Numerics of Machine Learning 2023 (University of Tuebingen)
Introduction
TODO Link to YouTube playlist. Course focused on the numerical algorithms used in machine learning, and treating the computations as machine learning problems themselves.
Content
Introduction
Modern machine learning (ML) brings together data and our models using computations. Compared to rule-based AI, modern ML use numerical computation.
Numerical methods (e.g. conjugate gradients, linear system solvers) are different than atomic operations (e.g. trigonometric functions, exponentials and logarithms).
Numerical computations are not as straightforward as how the corresponding mathematical formula may make them look like, for e.g. matrix inversion should always done using Cholesky decomposition.
Matrix inversion itself is often touted as having cubic complexity, but given the right structure, we could get up to exponential speed ups - not to mention the cost is not cubic if we tolerate imprecise computations.

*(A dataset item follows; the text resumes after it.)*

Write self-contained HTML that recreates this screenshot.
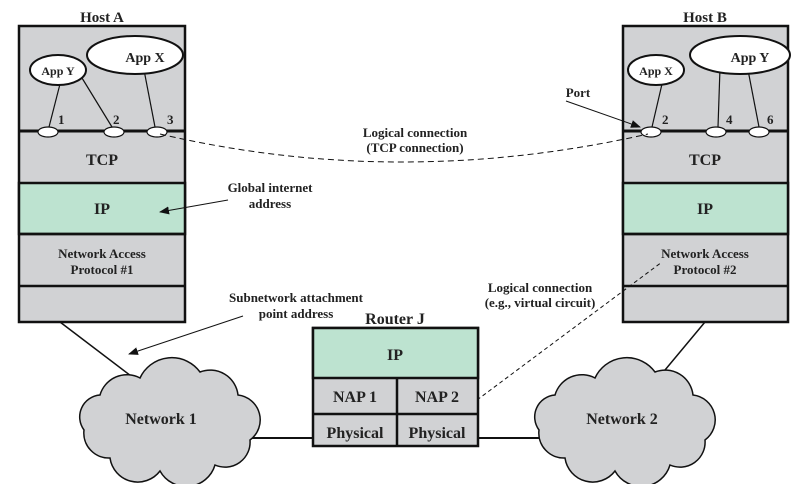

Simulation is another area where numerical computations are used - simulations estimate the trajectory of a dynamical system, and include Ordinary Differential Equations (ODEs), Partial Differential Equations (PDEs), differential algebraic equation. They are useful when we know about some structure of a prediction task, where off the shelf deep learning and kernel machines may not work, e.g. SIR model with COVID-19 data. We will see later that simulation is inference from information operators.
Integration is an important problem that comes in areas such as Bayesian inference. Classical quadrature rules are the go-to numerical methods, which work well in low dimensions. These can be thought of as a form of Gaussian Process (GP) regression.

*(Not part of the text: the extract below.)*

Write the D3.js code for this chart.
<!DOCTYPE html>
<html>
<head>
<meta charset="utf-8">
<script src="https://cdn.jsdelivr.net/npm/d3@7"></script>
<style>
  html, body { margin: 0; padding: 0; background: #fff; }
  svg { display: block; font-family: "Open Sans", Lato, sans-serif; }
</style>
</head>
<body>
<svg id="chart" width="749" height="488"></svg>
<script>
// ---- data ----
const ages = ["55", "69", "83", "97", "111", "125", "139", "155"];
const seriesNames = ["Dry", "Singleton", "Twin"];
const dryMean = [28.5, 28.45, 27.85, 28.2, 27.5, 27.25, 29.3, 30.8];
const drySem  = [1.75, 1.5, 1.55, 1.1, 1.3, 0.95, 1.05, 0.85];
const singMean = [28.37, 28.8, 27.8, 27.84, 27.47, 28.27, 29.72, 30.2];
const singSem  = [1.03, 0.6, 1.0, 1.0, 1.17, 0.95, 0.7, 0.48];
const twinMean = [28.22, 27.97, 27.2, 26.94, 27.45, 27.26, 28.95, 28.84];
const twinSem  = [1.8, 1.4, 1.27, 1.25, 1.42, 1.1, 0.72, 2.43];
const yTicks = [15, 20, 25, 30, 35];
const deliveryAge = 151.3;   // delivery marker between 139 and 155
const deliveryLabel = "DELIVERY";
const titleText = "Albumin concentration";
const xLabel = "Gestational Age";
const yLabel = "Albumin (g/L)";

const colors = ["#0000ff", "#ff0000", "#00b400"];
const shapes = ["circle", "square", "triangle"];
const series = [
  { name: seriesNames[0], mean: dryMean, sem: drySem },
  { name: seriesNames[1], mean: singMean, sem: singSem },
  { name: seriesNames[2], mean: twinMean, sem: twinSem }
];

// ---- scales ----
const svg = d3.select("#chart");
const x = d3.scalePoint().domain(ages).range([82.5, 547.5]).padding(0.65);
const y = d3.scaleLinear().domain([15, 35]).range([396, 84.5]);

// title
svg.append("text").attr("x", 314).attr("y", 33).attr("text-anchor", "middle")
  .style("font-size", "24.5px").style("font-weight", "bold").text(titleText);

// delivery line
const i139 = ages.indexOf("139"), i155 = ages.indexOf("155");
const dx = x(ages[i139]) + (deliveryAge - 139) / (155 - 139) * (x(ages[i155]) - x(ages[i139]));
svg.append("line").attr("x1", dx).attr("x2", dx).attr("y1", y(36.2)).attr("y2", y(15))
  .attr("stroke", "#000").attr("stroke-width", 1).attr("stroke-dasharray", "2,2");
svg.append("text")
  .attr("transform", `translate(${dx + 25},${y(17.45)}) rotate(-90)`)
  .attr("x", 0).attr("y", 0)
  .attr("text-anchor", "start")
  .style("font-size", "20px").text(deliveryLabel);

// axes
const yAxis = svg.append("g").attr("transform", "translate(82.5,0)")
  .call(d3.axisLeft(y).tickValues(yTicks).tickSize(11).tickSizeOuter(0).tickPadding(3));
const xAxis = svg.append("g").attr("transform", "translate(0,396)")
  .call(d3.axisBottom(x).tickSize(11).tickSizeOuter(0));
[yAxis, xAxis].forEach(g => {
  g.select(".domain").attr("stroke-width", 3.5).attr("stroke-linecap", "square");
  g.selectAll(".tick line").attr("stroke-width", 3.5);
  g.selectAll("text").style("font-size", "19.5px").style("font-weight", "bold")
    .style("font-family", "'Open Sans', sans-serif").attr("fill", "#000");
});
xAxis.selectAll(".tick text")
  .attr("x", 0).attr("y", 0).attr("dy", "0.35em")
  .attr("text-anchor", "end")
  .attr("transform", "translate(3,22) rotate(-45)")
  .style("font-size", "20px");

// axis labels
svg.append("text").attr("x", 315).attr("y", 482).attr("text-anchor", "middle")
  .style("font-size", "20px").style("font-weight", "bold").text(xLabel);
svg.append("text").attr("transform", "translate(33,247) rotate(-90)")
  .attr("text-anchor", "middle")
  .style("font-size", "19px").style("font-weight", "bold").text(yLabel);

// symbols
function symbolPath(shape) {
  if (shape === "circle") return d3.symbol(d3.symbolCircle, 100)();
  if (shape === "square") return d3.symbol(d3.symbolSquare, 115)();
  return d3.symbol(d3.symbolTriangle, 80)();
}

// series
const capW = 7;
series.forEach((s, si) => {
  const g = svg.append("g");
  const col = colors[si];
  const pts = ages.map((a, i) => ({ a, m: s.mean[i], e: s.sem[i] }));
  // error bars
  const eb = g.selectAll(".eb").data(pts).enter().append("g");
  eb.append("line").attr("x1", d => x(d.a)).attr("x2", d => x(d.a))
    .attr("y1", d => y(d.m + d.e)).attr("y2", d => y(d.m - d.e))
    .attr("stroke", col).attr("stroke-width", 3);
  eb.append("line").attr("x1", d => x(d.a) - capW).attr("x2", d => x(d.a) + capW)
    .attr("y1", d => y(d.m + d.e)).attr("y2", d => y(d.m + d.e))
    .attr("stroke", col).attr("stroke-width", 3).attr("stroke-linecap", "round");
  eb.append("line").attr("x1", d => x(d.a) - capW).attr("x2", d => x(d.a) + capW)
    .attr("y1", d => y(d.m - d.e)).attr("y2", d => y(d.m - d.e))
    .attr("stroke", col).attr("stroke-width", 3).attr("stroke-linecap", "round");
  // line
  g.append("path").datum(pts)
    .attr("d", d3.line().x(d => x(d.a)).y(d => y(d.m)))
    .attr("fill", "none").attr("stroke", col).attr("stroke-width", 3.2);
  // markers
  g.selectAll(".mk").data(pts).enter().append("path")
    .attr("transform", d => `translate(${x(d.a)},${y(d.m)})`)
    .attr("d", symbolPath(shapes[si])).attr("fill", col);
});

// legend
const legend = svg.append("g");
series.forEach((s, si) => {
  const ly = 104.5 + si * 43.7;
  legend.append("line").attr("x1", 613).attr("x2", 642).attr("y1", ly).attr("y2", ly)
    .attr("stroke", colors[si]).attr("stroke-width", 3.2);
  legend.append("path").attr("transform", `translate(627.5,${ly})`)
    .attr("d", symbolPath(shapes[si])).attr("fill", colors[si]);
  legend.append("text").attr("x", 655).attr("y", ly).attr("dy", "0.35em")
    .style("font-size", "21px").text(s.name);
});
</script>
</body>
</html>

Much of modern ML is based on minimizing some loss function. This is an optimization task, and the availability of differentiable programming allows us to use gradient-based optimization algorithms like Gradient Descent (GD). In practice we use Stochastic Gradient Descent (SGD) which uses a uniform random sample instead of all data points to get the gradient. This means each gradient in SGD is a realization of a random vector, whose mean is the gradient over all data points. This random vector is Gaussian. (#TODO Think a bit more on that variance). Overall training deep networks with SGD is considerably more cumbersome than for e.g. using the LBFGS algorithm.
A common pattern arises - we can treat a numerical method as an algorithm that infers a latent quantity from tractable observations. This is also what Bayesian inference does. The difference is the data comes from the chip instead of the disk - so the tools we use to train machines are also machines themselves.